O(nk) greedy solution (n = input size, k = radix of your digits), based on Stefan Kendall's answer above, but with the insight that you should probably be greedy and use the integer you have the most of first. I'm not positive it works for all inputs, but I racked my brain trying to think of a counter example where the greed would fail here, and haven't found one yet. Warning: cruddy python ahead - I did this to be quick and dirty, not pretty.
Check whether a digit may be used given the current state:
def ok(s, n, v):
l = len(s)
if l < n:
n = l
if n < 1:
return True
if str(v) in s[-n:]:
return False
return True
Helper which does all the work - loop through the counts, find the one with maximum number of repetitions left which is usable, and select it.
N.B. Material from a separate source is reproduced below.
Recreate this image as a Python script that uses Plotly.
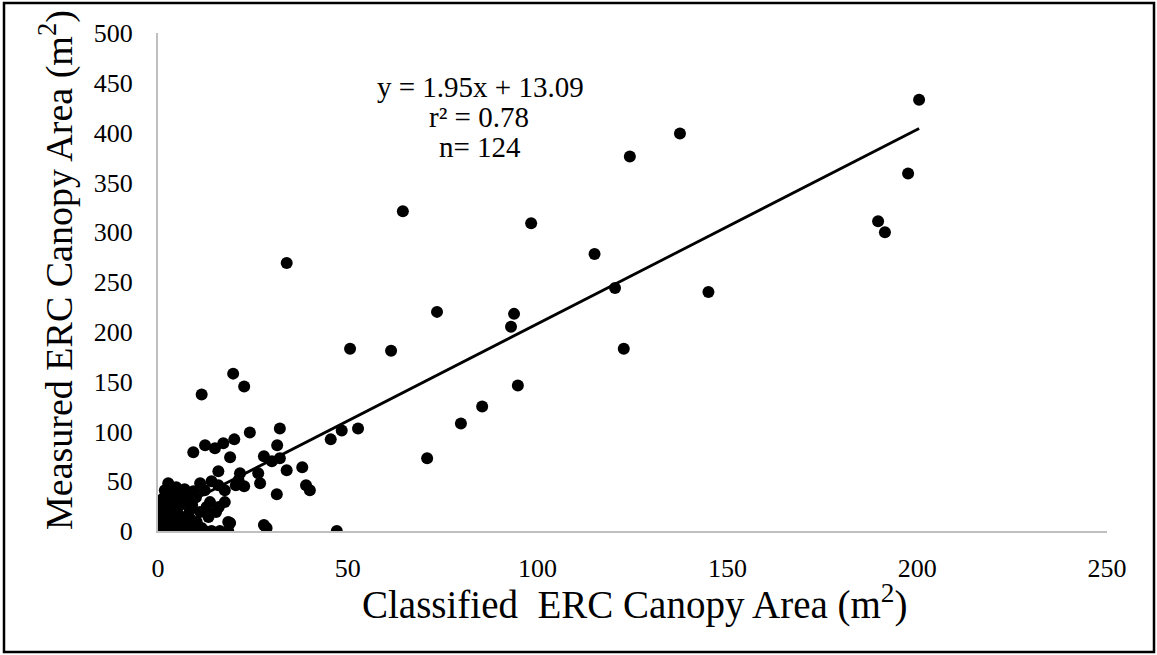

Repeat.
def go(counts, n):
output = ""
max = 0
more = True
while max >= 0:
max = -1
pos = -1
more = False
for i in range(10):
if counts[i] > 0:
more = True
if counts[i] > max and counts[i] > 0 and ok(output, n, i):
max = counts[i]
pos = i
if max < 0:
if more:
return "No solution"
return output
counts[pos] = counts[pos] - 1
output = output + str(pos)
Main function:
def blockify(s, fold):
counts = [0,0,0,0,0,0,0,0,0,0]
for letter in s:
counts[int(letter)] = counts[int(letter)] +1
return go(counts, fold)
I feel like there's probably a counterexample that this fails on, but I can't think of one.